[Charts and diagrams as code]
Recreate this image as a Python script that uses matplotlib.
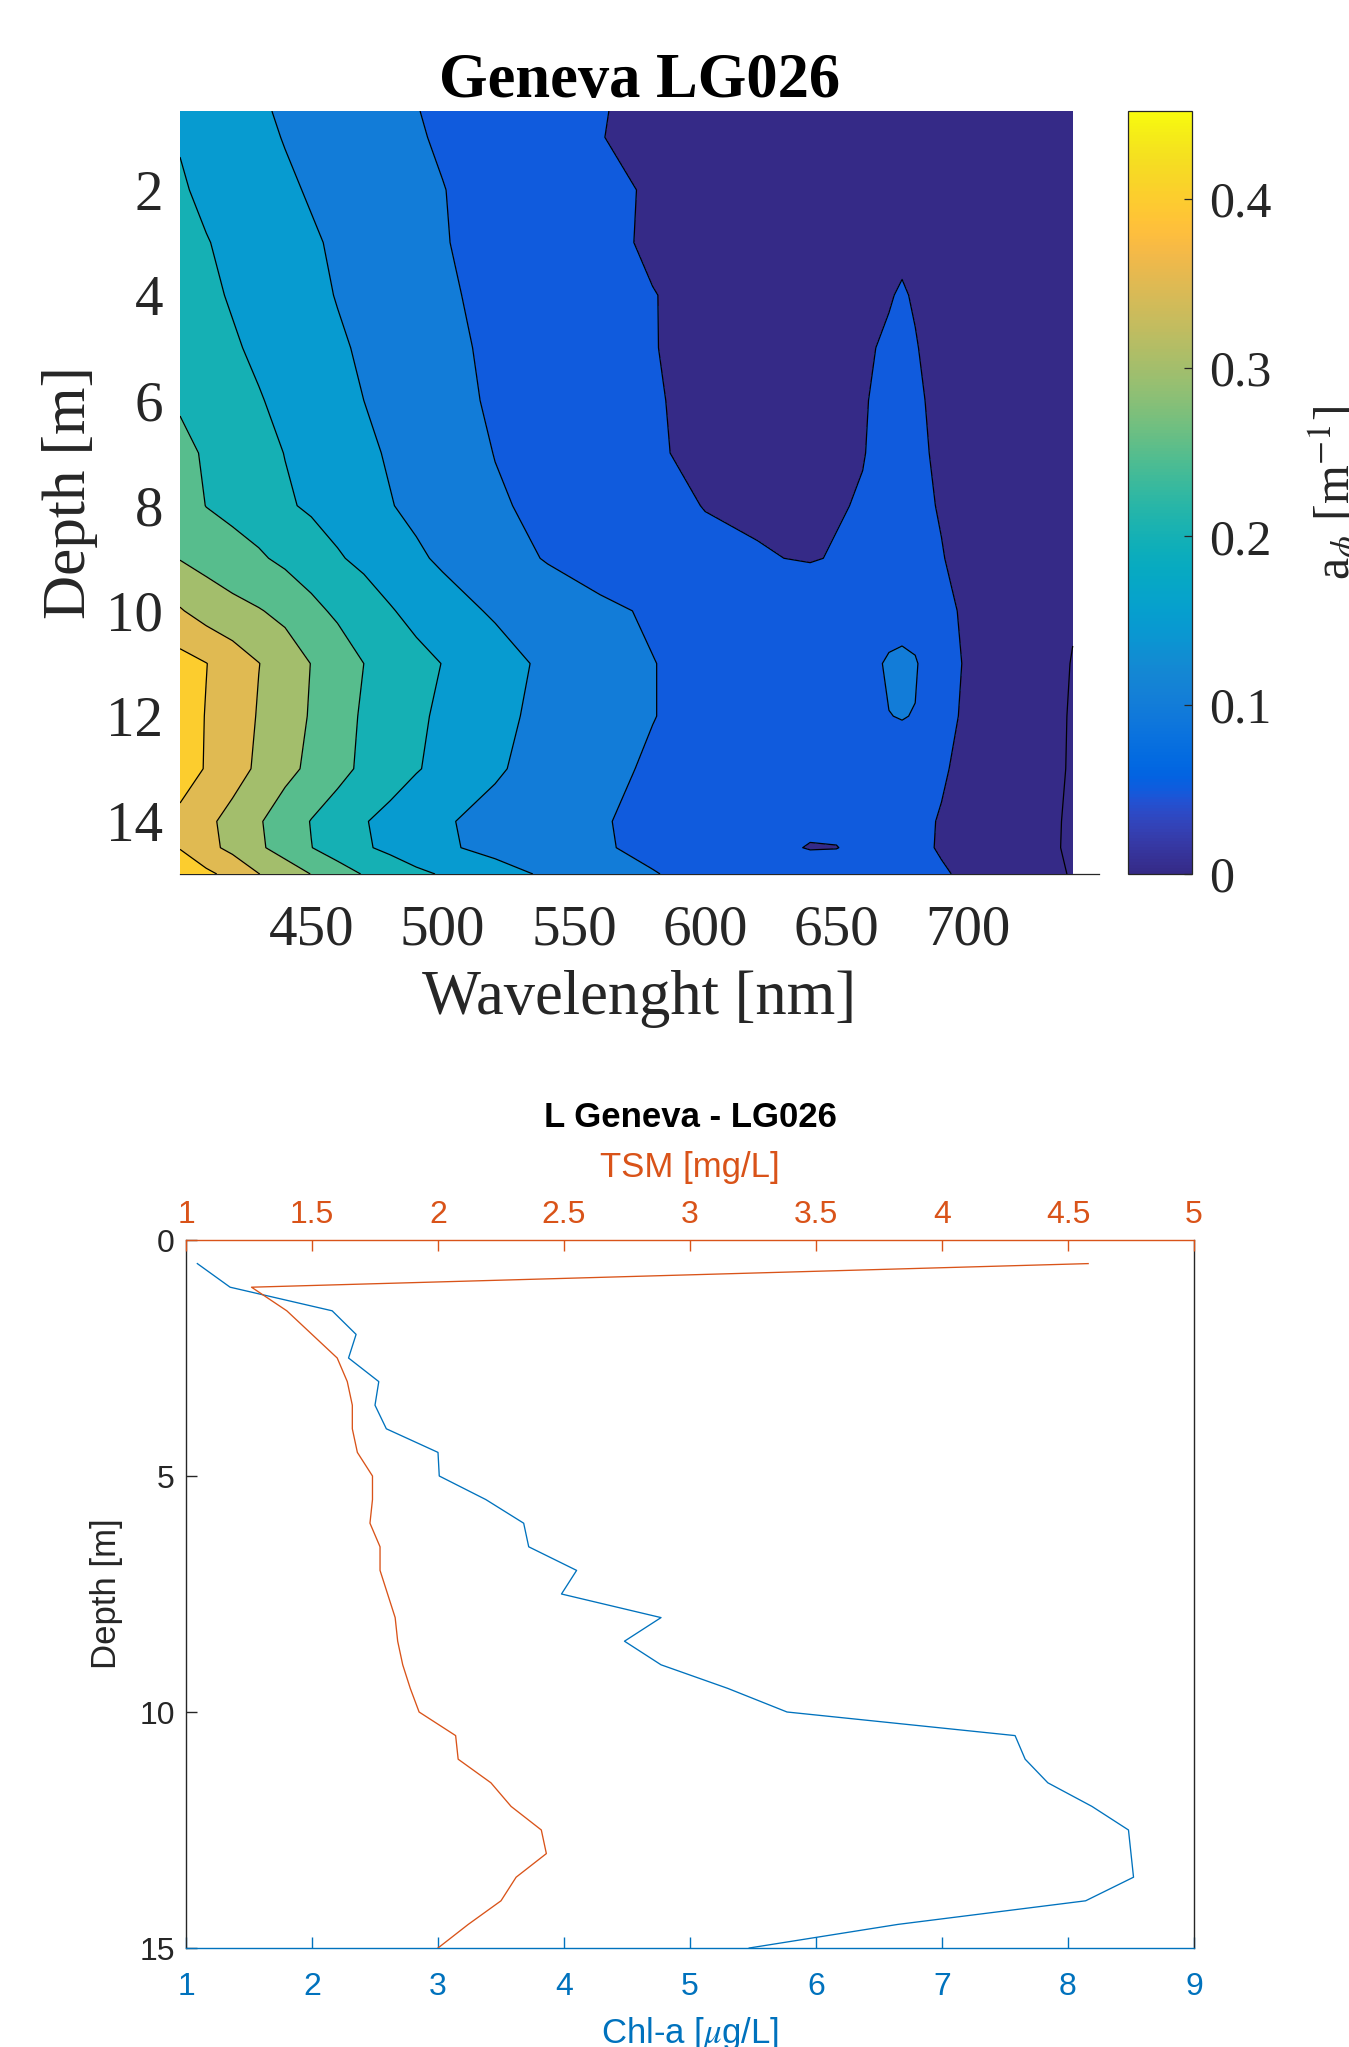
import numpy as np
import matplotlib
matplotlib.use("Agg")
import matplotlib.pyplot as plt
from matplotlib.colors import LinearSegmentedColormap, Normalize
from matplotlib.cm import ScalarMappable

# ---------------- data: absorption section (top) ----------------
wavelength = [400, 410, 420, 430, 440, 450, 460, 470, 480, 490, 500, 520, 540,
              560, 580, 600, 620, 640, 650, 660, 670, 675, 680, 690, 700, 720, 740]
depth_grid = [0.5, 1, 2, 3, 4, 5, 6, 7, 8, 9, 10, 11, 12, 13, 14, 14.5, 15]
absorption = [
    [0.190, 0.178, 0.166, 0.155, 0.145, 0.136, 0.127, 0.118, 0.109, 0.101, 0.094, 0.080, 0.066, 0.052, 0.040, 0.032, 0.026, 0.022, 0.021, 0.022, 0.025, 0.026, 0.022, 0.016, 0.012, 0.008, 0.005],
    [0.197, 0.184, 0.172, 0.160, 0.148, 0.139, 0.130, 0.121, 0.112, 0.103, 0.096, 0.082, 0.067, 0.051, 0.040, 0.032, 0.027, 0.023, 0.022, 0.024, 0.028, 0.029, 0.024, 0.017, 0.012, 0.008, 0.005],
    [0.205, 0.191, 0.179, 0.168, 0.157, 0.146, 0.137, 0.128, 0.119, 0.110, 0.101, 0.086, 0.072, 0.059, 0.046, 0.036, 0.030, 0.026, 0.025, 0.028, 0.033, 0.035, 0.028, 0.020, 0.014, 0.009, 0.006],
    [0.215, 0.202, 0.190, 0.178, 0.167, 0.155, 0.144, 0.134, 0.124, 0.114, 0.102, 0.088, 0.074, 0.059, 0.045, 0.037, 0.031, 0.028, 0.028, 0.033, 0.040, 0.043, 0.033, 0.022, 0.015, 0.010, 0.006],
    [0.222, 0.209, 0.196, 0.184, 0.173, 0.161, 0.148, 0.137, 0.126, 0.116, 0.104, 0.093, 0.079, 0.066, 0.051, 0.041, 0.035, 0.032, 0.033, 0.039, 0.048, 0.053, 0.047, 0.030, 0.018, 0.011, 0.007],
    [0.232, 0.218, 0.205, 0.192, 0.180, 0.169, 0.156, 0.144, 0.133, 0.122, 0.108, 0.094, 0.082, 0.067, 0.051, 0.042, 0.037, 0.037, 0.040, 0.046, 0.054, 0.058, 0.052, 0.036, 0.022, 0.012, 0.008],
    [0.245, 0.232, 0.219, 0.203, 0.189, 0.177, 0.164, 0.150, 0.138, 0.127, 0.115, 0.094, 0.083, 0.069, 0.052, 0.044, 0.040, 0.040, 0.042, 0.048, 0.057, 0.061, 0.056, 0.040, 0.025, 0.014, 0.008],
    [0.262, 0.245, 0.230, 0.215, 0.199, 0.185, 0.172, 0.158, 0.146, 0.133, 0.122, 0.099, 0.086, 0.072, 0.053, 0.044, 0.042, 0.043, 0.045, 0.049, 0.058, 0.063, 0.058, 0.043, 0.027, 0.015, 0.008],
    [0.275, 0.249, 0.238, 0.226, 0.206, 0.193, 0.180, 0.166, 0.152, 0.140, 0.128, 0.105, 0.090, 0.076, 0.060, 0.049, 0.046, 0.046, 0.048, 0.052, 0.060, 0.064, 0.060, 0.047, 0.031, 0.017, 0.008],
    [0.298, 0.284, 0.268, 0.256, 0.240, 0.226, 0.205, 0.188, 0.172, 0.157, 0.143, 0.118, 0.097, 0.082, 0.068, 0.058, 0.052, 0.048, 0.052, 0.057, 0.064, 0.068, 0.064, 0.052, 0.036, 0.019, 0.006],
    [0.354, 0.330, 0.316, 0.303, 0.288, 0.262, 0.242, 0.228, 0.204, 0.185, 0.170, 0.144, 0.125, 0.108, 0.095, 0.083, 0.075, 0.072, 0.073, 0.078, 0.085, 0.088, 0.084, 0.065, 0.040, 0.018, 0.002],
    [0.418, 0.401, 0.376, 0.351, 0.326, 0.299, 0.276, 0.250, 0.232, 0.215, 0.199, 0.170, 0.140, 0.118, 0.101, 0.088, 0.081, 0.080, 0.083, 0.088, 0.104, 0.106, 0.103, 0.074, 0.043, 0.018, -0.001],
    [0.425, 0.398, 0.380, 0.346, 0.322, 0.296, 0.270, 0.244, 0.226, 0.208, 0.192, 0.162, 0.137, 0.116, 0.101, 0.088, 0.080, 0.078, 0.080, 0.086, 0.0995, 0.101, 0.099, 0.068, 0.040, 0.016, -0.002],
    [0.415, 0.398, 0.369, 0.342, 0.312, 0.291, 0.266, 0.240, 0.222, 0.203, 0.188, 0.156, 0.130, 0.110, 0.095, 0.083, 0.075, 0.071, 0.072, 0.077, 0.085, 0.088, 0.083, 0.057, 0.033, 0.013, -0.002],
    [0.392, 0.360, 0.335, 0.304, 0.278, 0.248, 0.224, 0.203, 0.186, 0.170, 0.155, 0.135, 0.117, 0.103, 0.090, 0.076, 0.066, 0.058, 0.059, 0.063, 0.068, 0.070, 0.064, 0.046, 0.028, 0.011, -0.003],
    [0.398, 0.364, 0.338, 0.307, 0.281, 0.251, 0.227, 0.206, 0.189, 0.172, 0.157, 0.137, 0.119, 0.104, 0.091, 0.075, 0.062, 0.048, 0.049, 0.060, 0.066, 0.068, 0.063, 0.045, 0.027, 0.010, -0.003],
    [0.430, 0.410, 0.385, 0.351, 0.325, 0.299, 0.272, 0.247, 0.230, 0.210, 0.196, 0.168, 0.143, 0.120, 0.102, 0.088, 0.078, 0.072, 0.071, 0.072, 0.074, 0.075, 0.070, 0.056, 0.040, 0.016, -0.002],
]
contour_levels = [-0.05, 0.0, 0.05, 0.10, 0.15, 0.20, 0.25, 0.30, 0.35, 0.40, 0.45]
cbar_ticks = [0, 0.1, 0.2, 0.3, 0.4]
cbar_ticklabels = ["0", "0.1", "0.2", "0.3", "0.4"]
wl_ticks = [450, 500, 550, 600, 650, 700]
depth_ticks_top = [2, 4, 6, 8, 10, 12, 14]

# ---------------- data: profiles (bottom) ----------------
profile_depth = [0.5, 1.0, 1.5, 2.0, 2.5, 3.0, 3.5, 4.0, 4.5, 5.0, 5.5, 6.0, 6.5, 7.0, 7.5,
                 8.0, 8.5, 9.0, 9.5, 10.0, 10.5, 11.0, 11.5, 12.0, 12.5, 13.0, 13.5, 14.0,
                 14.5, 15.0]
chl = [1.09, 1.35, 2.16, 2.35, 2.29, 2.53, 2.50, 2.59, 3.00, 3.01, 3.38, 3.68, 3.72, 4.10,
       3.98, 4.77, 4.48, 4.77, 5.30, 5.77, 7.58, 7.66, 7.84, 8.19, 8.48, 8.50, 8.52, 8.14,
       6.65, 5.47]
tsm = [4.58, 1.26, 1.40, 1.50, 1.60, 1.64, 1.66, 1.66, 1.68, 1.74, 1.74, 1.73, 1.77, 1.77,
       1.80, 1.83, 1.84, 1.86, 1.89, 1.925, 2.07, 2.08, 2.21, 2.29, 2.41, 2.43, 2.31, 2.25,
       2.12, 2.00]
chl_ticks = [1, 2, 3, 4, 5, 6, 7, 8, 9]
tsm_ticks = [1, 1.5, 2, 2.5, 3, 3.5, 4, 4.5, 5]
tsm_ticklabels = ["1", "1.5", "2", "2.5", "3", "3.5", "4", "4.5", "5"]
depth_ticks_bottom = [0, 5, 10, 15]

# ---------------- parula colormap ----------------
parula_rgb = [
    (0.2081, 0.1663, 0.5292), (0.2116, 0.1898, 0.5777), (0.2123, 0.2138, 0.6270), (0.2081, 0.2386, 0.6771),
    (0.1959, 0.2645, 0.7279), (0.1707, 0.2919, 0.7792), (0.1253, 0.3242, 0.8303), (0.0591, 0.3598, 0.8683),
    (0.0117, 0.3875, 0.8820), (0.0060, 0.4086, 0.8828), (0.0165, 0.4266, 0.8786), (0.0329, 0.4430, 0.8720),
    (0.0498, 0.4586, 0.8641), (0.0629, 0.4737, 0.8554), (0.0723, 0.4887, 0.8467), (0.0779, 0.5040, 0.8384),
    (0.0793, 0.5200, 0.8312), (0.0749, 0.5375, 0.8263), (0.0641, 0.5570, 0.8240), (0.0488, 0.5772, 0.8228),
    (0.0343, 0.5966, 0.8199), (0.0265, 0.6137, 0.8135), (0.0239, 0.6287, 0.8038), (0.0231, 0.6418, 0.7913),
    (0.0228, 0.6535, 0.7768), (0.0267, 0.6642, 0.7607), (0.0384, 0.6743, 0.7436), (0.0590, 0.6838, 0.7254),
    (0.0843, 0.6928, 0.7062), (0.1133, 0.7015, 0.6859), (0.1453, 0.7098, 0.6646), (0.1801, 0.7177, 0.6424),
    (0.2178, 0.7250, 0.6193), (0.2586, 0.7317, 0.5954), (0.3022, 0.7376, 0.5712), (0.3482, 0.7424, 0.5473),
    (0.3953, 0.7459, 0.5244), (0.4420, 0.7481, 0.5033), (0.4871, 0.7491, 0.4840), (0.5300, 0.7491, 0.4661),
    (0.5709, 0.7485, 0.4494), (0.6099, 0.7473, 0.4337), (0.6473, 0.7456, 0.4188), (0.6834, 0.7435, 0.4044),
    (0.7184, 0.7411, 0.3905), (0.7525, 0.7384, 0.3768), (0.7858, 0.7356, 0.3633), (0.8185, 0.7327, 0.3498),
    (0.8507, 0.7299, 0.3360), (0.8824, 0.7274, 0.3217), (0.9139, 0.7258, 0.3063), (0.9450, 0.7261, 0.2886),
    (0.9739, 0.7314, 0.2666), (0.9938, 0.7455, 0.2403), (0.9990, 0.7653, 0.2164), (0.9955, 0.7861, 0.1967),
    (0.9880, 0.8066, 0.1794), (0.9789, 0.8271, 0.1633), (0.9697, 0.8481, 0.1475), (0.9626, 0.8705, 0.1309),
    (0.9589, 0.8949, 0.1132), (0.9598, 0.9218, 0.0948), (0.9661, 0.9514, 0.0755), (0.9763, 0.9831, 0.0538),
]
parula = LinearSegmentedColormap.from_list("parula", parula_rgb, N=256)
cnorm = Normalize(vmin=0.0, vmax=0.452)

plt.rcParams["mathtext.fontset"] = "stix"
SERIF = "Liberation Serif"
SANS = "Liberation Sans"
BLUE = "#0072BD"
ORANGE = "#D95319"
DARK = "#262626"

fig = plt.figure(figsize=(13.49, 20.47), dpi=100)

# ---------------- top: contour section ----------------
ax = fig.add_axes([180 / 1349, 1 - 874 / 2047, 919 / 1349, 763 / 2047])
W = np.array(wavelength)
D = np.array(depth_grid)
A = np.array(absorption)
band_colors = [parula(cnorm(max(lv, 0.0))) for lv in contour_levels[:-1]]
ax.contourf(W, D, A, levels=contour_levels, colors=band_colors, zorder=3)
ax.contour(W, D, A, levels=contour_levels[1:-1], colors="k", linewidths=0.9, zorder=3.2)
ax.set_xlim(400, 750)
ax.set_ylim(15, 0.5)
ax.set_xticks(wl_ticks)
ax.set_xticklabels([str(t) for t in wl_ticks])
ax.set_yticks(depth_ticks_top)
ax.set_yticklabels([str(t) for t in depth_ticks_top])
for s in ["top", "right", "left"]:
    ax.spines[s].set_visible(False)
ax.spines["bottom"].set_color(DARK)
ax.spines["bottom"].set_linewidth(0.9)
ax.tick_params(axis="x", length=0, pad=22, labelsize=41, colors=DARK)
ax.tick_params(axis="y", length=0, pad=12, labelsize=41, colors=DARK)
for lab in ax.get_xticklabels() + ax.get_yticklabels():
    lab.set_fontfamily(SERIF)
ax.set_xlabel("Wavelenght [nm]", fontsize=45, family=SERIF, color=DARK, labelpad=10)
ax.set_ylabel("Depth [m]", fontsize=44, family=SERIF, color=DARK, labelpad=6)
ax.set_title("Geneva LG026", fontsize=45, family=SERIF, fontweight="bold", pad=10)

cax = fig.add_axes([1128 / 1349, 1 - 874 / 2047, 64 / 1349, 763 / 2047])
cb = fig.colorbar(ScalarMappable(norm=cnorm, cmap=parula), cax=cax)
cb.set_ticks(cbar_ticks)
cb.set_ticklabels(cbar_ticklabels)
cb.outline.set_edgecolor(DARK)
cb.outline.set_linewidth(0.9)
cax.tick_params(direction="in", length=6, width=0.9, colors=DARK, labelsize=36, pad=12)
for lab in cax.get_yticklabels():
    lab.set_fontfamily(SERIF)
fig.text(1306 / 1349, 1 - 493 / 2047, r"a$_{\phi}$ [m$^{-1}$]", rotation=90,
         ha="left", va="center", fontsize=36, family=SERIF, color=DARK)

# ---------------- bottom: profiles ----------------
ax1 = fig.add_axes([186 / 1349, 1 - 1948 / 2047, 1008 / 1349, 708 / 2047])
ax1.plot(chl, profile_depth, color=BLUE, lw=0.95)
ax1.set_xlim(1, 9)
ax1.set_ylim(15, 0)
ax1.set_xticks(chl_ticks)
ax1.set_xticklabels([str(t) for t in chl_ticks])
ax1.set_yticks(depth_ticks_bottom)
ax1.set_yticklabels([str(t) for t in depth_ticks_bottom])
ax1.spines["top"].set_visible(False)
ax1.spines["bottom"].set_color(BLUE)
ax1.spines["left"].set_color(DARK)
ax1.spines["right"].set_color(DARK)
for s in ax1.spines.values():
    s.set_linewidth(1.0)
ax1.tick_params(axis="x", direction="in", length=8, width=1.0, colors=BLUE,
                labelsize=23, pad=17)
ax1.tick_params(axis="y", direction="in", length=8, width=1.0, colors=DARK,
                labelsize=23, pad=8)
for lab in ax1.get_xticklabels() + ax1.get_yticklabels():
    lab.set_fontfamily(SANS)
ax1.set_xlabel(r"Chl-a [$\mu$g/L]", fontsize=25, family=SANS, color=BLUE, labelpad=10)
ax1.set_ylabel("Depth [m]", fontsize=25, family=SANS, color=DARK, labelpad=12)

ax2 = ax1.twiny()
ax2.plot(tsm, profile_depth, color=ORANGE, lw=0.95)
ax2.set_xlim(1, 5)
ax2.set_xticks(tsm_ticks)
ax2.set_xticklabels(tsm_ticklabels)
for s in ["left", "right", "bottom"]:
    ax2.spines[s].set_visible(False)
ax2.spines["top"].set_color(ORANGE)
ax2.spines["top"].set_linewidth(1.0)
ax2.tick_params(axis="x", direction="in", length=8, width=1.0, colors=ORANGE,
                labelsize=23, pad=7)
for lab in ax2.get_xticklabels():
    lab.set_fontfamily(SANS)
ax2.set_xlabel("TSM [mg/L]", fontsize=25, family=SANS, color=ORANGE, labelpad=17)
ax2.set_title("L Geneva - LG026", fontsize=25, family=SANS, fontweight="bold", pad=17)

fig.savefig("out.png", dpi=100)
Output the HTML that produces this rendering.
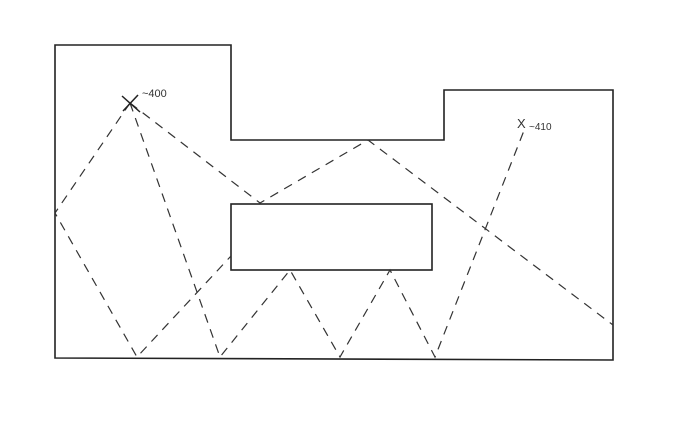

== Stated problem ==
Write out again, exactly, the lines from the start of the listing up to the line containing "from matplotlib.cm import ScalarMappable", with both ends and without pictures.

== Full response ==
Recreate this image as a Python script that uses matplotlib.
import numpy as np
import matplotlib
matplotlib.use("Agg")
import matplotlib.pyplot as plt
from matplotlib.colors import LinearSegmentedColormap, Normalize
from matplotlib.cm import ScalarMappable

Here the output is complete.